We all know the Battle of Actium — Antony and Cleopatra’s final act against Octavian and the start of the Augustan Peace in Rome, albeit now with an Emperor. Professor Lee Fratantuono re-examines the ancient evidence and presents a compelling and solidly documented account of what took place in the waters off the promontory of Leucas in late August and early September of 31 B.C.
Rather than present a coherent story cross referencing different sources, Prof Fratantuono has adopted an approach when examining the battle of looking at the sources independently and then analyzing the evidence presented by them to draw his conclusions.
Fratantuono notes in the preface that his,
“interest in Actium has romance as its genesis: the twin lures of poetry and cinema, the poets of Augustan Rome and the cinematic depiction of the battle in Mankiewicz’s 1963 Cleopatra, a film that despite is numerous problems of both film quality and historical accuracy, was a contributing factor to [his] early interest in antiquity”
He goes on later to note that the methodology used in this study “will be to examine closely the surviving literary attestation of the naval conflict at Actium, with a view to reconstruction and analysis of what might have happened”.
This is the approach he takes with the first part of the book looking at Greek Historical Sources.
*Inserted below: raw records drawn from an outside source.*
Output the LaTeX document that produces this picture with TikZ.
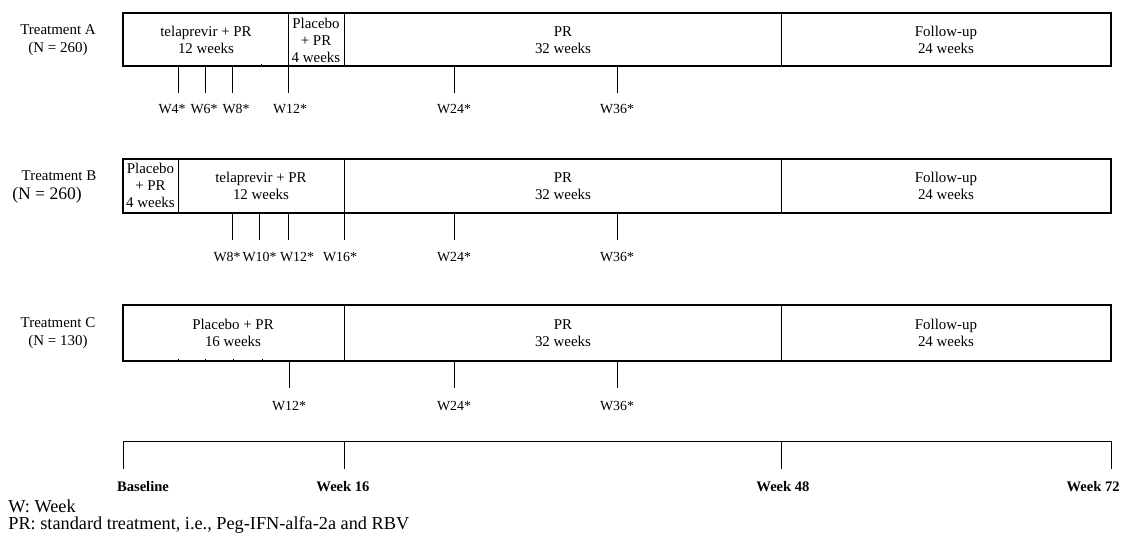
\documentclass[tikz,border=0pt]{standalone}
\usepackage{fontspec}
\setmainfont{Liberation Serif}
\tikzset{
  armbox/.style={line width=0.65pt},
  axisline/.style={line width=0.55pt},
  divider/.style={line width=0.5pt},
  phase/.style={align=center,inner sep=0pt,font=\fontsize{8.5}{9.7}\selectfont},
  armlabel/.style={align=center,inner sep=0pt,font=\fontsize{8.5}{10.2}\selectfont},
  visit/.style={inner sep=0pt,font=\fontsize{7.9}{9}\selectfont},
  milestone/.style={inner sep=0pt,font=\bfseries\fontsize{8.3}{9}\selectfont},
  note/.style={anchor=west,inner sep=0pt,font=\fontsize{10.4}{12}\selectfont}
}
\begin{document}
\begin{tikzpicture}[x=0.02cm,y=-0.02cm]
\useasboundingbox (0,0) rectangle (1126,535);
% Treatment A
\node[armlabel] (armA) at (58,40) {Treatment A\\(N = 260)};
\draw[armbox] (123,13) rectangle (1111,66);
\draw[divider] (288,13) -- (288,66) (344,13) -- (344,66) (781,13) -- (781,66);
\node[phase] (teleA) at (206,40) {telaprevir + PR\\12 weeks};
\node[phase] (plcA) at (316,40) {Placebo\\+ PR\\4 weeks};
\node[phase] (prA) at (563,40) {PR\\32 weeks};
\node[phase] (fuA) at (946,40) {Follow-up\\24 weeks};
\draw[divider] (261,66) -- (261,64);
\foreach \x/\w/\lx in {178/4/172, 205/6/204, 232/8/236, 288/12/290, 454/24/454, 617/36/617} {
  \draw[divider] (\x,66) -- (\x,93);
  \node[visit] (vA\w) at (\lx,109) {W\w*};
}
% Treatment B
\node[armlabel] (armB) at (59,176) {Treatment B};
\node[armlabel,font=\fontsize{10}{12}\selectfont] (armBn) at (47,195) {(N = 260)};
\draw[armbox] (123,159) rectangle (1111,213);
\draw[divider] (178,159) -- (178,213) (344,159) -- (344,213) (781,159) -- (781,213);
\node[phase] (plcB) at (150.5,185) {Placebo\\+ PR\\4 weeks};
\node[phase] (teleB) at (261,186) {telaprevir + PR\\12 weeks};
\node[phase] (prB) at (563,186) {PR\\32 weeks};
\node[phase] (fuB) at (946,186) {Follow-up\\24 weeks};
\foreach \x/\w/\lx in {232/8/227, 259/10/259.5, 288/12/297, 344/16/340, 454/24/454, 617/36/617} {
  \draw[divider] (\x,213) -- (\x,240);
  \node[visit] (vB\w) at (\lx,257) {W\w*};
}
% Treatment C
\node[armlabel] (armC) at (58,333) {Treatment C\\(N = 130)};
\draw[armbox] (123,305) rectangle (1111,361);
\draw[divider] (344,305) -- (344,361) (781,305) -- (781,361);
\node[phase] (plcC) at (233,333) {Placebo + PR\\16 weeks};
\node[phase] (prC) at (563,333) {PR\\32 weeks};
\node[phase] (fuC) at (946,333) {Follow-up\\24 weeks};
\foreach \x in {178,205,233,262} \draw[divider] (\x,361) -- (\x,359);
\foreach \x/\w in {289/12, 454/24, 617/36} {
  \draw[divider] (\x,361) -- (\x,388);
  \node[visit] (vC\w) at (\x,406) {W\w*};
}
% time axis
\draw[axisline] (123,469) -- (123,441) -- (1111,441) -- (1111,469);
\draw[axisline] (344,441) -- (344,469) (781,441) -- (781,469);
\node[milestone] (base) at (143,487) {Baseline};
\node[milestone] (wk16) at (343,487) {Week 16};
\node[milestone] (wk48) at (783,487) {Week 48};
\node[milestone,anchor=east] (wk72) at (1120,487) {Week 72};
% legend
\node[note] (keyW) at (8,506) {W: Week};
\node[note] (keyPR) at (8,525) {PR: standard treatment, i.e., Peg-IFN-alfa-2a and RBV};
\end{tikzpicture}
\end{document}
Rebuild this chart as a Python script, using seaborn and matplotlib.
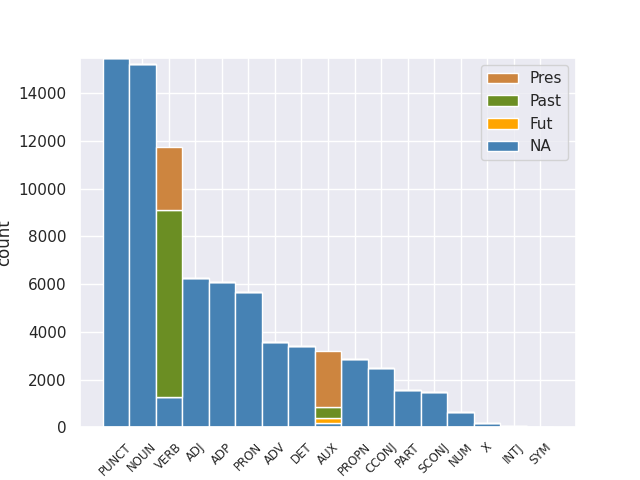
import matplotlib
matplotlib.use("Agg")
import matplotlib.pyplot as plt
import seaborn as sns
import pandas as pd

categories = ["PUNCT", "NOUN", "VERB", "ADJ", "ADP", "PRON", "ADV", "DET", "AUX",
              "PROPN", "CCONJ", "PART", "SCONJ", "NUM", "X", "INTJ", "SYM"]
tenses = ["Pres", "Past", "Fut", "NA"]
na_counts   = [15500, 15220, 1280, 6270, 6100, 5680, 3580, 3400, 180,
               2860, 2500, 1560, 1470, 620, 170, 60, 20]
pres_counts = [0, 0, 2650, 0, 0, 0, 0, 0, 2340, 0, 0, 0, 0, 0, 0, 0, 0]
past_counts = [0, 0, 7820, 0, 0, 0, 0, 0, 490, 0, 0, 0, 0, 0, 0, 0, 0]
fut_counts  = [0, 0, 0, 0, 0, 0, 0, 0, 190, 0, 0, 0, 0, 0, 0, 0, 0]
colors = {"Pres": "#CD853F", "Past": "#6B8E23", "Fut": "#FFA500", "NA": "#4682B4"}

rows = []
series = {"Pres": pres_counts, "Past": past_counts, "Fut": fut_counts, "NA": na_counts}
for t in ["NA", "Fut", "Past", "Pres"]:
    for c, v in zip(categories, series[t]):
        rows.append({"upos": c, "Tense": t, "n": v})
df = pd.DataFrame(rows)
df["upos"] = pd.Categorical(df["upos"], categories=categories, ordered=True)

sns.set_theme(style="darkgrid")
fig, ax = plt.subplots(figsize=(6.4, 4.8), dpi=100)
sns.histplot(data=df, x="upos", hue="Tense", weights="n", discrete=True,
             multiple="stack", hue_order=tenses, palette=colors, alpha=1,
             edgecolor="white", linewidth=1, shrink=1, ax=ax)
ax.set_ylim(0, 15500)
ax.set_xlabel("")
ax.set_ylabel("count")
ax.tick_params(axis="x", rotation=45, labelsize=8.5)
sns.move_legend(ax, "upper right", title=None)
fig.savefig("out.png", dpi=100)
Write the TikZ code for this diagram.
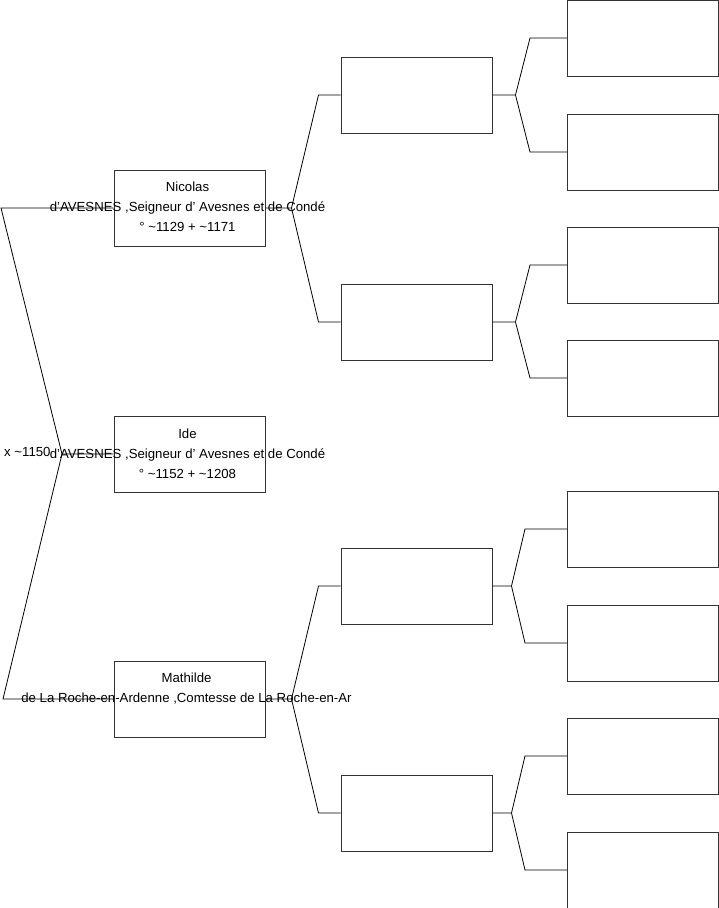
\documentclass[tikz,border=0pt]{standalone}
\usepackage{fontspec}
\setmainfont{Liberation Sans}
\usetikzlibrary{positioning}
\newcommand{\apos}{\char"0027\relax}
\newcommand{\tld}{\char"007E\relax}

\begin{document}
\begin{tikzpicture}[x=1pt,y=-1pt,
  person/.style={draw=black!80,line width=1pt,minimum width=151pt,minimum height=76pt,inner sep=0pt},
  who/.style={align=center,font=\fontsize{13.2}{20}\selectfont,inner sep=0pt},
  link/.style={line width=.8pt}]
\useasboundingbox (0,0) rectangle (719,908);
% generation 1
\node[person] (nicolas) at (189.5,208) {};
\node[person] (ide) at (189.5,454) {};
\node[person] (mathilde) at (189.5,699) {};
% generation 2
\foreach \n/\y in {n1/95,n2/322,m1/586,m2/813} {
  \node[person] (\n) at (416.5,\y) {};
}
% generation 3
\foreach \n/\y in {n11/38,n12/152,n21/265,n22/378,m11/529,m12/643,m21/756,m22/870} {
  \node[person] (\n) at (643,\y) {};
}
% child to parents
\coordinate (wedfork) at (62,454);
\coordinate (wedtop) at (1,208);
\coordinate (wedbot) at (3,699);
\draw[link] (ide.west) -- (wedfork) -- (wedtop) -- (nicolas.west);
\draw[link] (wedfork) -- (wedbot) -- (mathilde.west);
\node[who,anchor=west] (wed) at (4,452) {x \tld1150};
% forks
\foreach \p/\a/\b in {nicolas/n1/n2,mathilde/m1/m2} {
  \draw[link] (\p.east) -- ++(26,0) coordinate (\p-fork)
    -- ([xshift=-22pt]\a.west) -- (\a.west)
    (\p-fork) -- ([xshift=-22pt]\b.west) -- (\b.west);
}
\foreach \p/\a/\b/\s/\t in {n1/n11/n12/23/37,n2/n21/n22/23/37,m1/m11/m12/19/42,m2/m21/m22/19/42} {
  \draw[link] (\p.east) -- ++(\s,0) coordinate (\p-fork)
    -- ([xshift=-\t pt]\a.west) -- (\a.west)
    (\p-fork) -- ([xshift=-\t pt]\b.west) -- (\b.west);
}
% names
\node[who] (nicolas-txt) at ([xshift=-2pt,yshift=1pt]nicolas) {Nicolas\\d\apos AVESNES ,Seigneur d\apos{} Avesnes et de Condé\\° \tld1129 + \tld1171};
\node[who] (ide-txt) at ([xshift=-2pt]ide) {Ide\\d\apos AVESNES ,Seigneur d\apos{} Avesnes et de Condé\\° \tld1152 + \tld1208};
\node[who] (mathilde-txt) at ([xshift=-3pt,yshift=1pt]mathilde) {Mathilde\\de La Roche-en-Ardenne ,Comtesse de La Roche-en-Ar\\\mbox{}};
\end{tikzpicture}
\end{document}
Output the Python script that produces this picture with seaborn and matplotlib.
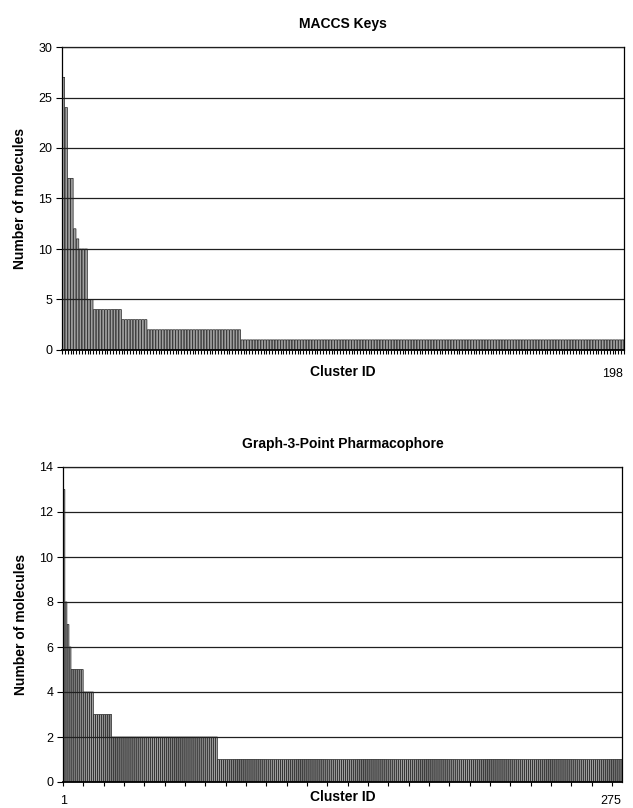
import matplotlib
matplotlib.use('Agg')
import matplotlib.pyplot as plt
import seaborn as sns
import numpy as np
import pandas as pd

sns.set_style('white')
plt.rcParams['font.family'] = ['Liberation Sans', 'DejaVu Sans']
plt.rcParams['text.color'] = 'black'
plt.rcParams['axes.labelcolor'] = 'black'
plt.rcParams['xtick.color'] = 'black'
plt.rcParams['ytick.color'] = 'black'

# MACCS Keys cluster sizes (sorted descending)
maccs_sizes = ([27, 24, 17, 17, 12, 11, 10, 10, 10, 5, 5]
               + [4] * 10 + [3] * 9 + [2] * 33 + [1] * 135)
maccs_ids = list(range(1, len(maccs_sizes) + 1))

# Graph-3-Point Pharmacophore cluster sizes
pharm_sizes = ([13, 8, 7, 6] + [5] * 6 + [4] * 5 + [3] * 9
               + [2] * 52 + [1] * 199)
pharm_ids = list(range(1, len(pharm_sizes) + 1))

panels = [
    dict(title='MACCS Keys', ids=maccs_ids, sizes=maccs_sizes, ymax=30, ystep=5,
         tick_every=1, labels={198: '198'}, tick_pad=13, xlab_y=-0.050,
         rect=[62 / 633, 1 - 350 / 808, 562 / 633, 303 / 808]),
    dict(title='Graph-3-Point Pharmacophore', ids=pharm_ids, sizes=pharm_sizes,
         ymax=14, ystep=2, tick_every=10, labels={1: '1', 275: '275'},
         tick_pad=9.5, xlab_y=-0.024,
         rect=[63 / 633, 1 - 782 / 808, 559 / 633, 315 / 808]),
]

fig = plt.figure(figsize=(6.33, 8.08), dpi=100)

for p in panels:
    ax = fig.add_axes(p['rect'])
    df = pd.DataFrame({'Cluster ID': p['ids'], 'Size': p['sizes']})
    sns.barplot(data=df, x='Cluster ID', y='Size', color='#a0a0a0',
                saturation=1, width=0.85, edgecolor='#111111', linewidth=0.45, ax=ax)
    for patch in ax.patches:
        patch.set_snap(False)
    n = len(p['ids'])
    ax.set_xlim(-0.5, n - 0.5)
    ax.set_ylim(0, p['ymax'])
    yt = np.arange(0, p['ymax'] + 1, p['ystep'])
    ax.set_yticks(yt)
    ax.set_yticklabels([str(v) for v in yt], fontsize=9)
    ax.yaxis.grid(True, color='#202020', linewidth=0.9)
    ax.set_axisbelow(False)

    # tick marks between categories (minor), labels via major ticks
    ax.set_xticks(np.arange(-0.5, n, p['tick_every']), minor=True)
    lab_pos = [k - 1 for k in p['labels']]
    ax.set_xticks(lab_pos)
    ax.set_xticklabels(list(p['labels'].values()), fontsize=9)
    # the last cluster number sits flush with the right edge
    ax.get_xticklabels()[-1].set_horizontalalignment('right')
    ax.tick_params(axis='x', which='major', length=0, pad=p['tick_pad'])
    ax.tick_params(axis='x', which='minor', length=3, width=0.8, color='black',
                   direction='out', bottom=True)
    ax.tick_params(axis='y', length=4, width=0.8, color='black', direction='out',
                   left=True, pad=3)

    for s in ax.spines.values():
        s.set_visible(True)
        s.set_color('black')
        s.set_linewidth(0.9)
    ax.spines['bottom'].set_linewidth(1.3)

    ax.set_title(p['title'], fontsize=10, fontweight='bold', pad=14)
    ax.set_xlabel('Cluster ID', fontsize=10, fontweight='bold')
    ax.xaxis.set_label_coords(0.5, p['xlab_y'])
    ax.set_ylabel('Number of molecules', fontsize=10, fontweight='bold', labelpad=8)

fig.savefig('out.png', dpi=100)
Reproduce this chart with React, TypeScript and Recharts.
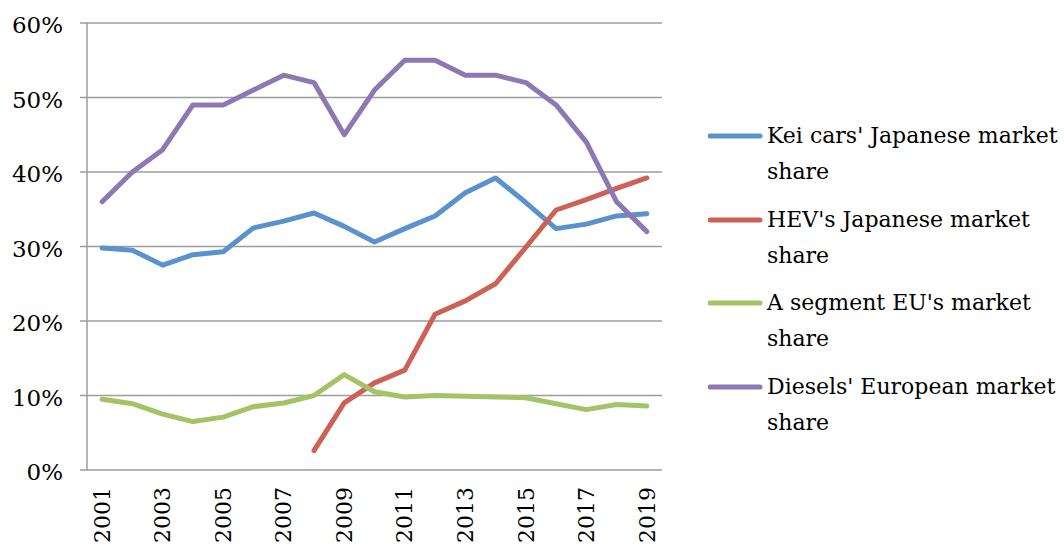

These are:
- the Evidence of Plutarch
- The Lost Appian
- The Evidence of Dio Cassius
- Strabo’s Geography
- The Evidence of Josephus
The Second Part deals with Roman Historical Sources
- Velleius Paterculus
- Lost Roman Sources
- Octavian Himself
- Florus’ and Eutropius’ Detached Accounts
- The Evidence of Orosius
The Third Part looks at Actium in Verse
- The Shield of Aeneas
- Horace’s Epodes — The Earliest Evidence?
- Horace’s Cleopatra Ode
- The Evidence of Elegy: Propertius
- The Allegorized Actium
- The Lost Carmen de Bello Aegyptiaco/Atiaco
Part Four then is Analyzing the Evidence
- So What Really Happened?
- The Birth of a Romantic Legend
Part Five examines the Aftermath
- ‘Death Comes in the End’
The book finishes with an Afterword looking at Actium and Roman Naval Practice.
There is, as well, a preface and introduction as well as bibliography, index, endnotes and further reading. There are also a couple of maps and battle dispositions as well.
All-in-all I enjoyed reading this, especially as it introduced me to some areas I had managed to avoid all these years, namely the literary and poetic evidence – I guess there is more than just Plutarch and Dio Cassius.
Prof Fratantuono concludes at the end that Antony intended to fight and fight he did at Actium. He also discusses the involvement of the Egyptian vessels and concludes that they must have fought that day as well, either as part of the main battle or during the breakout at the end of the day. Prof Fratantuono is certain that Antony was planning on winning the battle that day, and so he is at odds with the views of the previous writer’s on the battle who suggested that Antony and Cleopatra always intended flight, or that they intended to launch a withdrawal that could lead to a strategic victory.
Antony and Cleopatra were planning on winning that day. The withdrawal at the end of the day, tactical or not, was a loss. The fleet remaining would have surrendered quickly and land forces in Greece and the East would also have surrendered to Octavian (and did).
Prof Fratantuono also hazards some estimates of the number of ships involved in the battle by looking at the numbers given in Plutarch, Florus and Orosius. Plutarch, for example, estimated that Antony and Cleopatra had a fleet of 500 ships to Octavian’s 250. Orosius however estimated the Antonian fleet at 200 ships. There were 60 Egyptian vessels, which if added to Florus’ estimate for Antony’s fleet of 170 ships gives a total of 230 ships. Similar numerical discord exists between Plutarch’s estimate of Octavian’s fleet of 250 vessels and Florus’ estimate of 400 ships. There is some discussion on whether these are beaked vessels only but Prof Fratantuono concludes around 250 vessels for Octavian against 230 in the fleet of Antony and Cleopatra would seem a reasonable estimate. This seems a workable estimate — if outnumbered 2:1 it would be unlikely that Antony would give battle, similarly with Octavian.
The Battle of Actium 31 BC — War for the World was published by Pen & Sword Military on 31 May 2016 (ISBN: 9781473847149) and consists of 194 pages.
I found Prof Fratantuono’s writing style easy to read and his discussion is, in my opinion, a good discourse of this topic. It now sits on my bookshelf with other ancient naval tomes.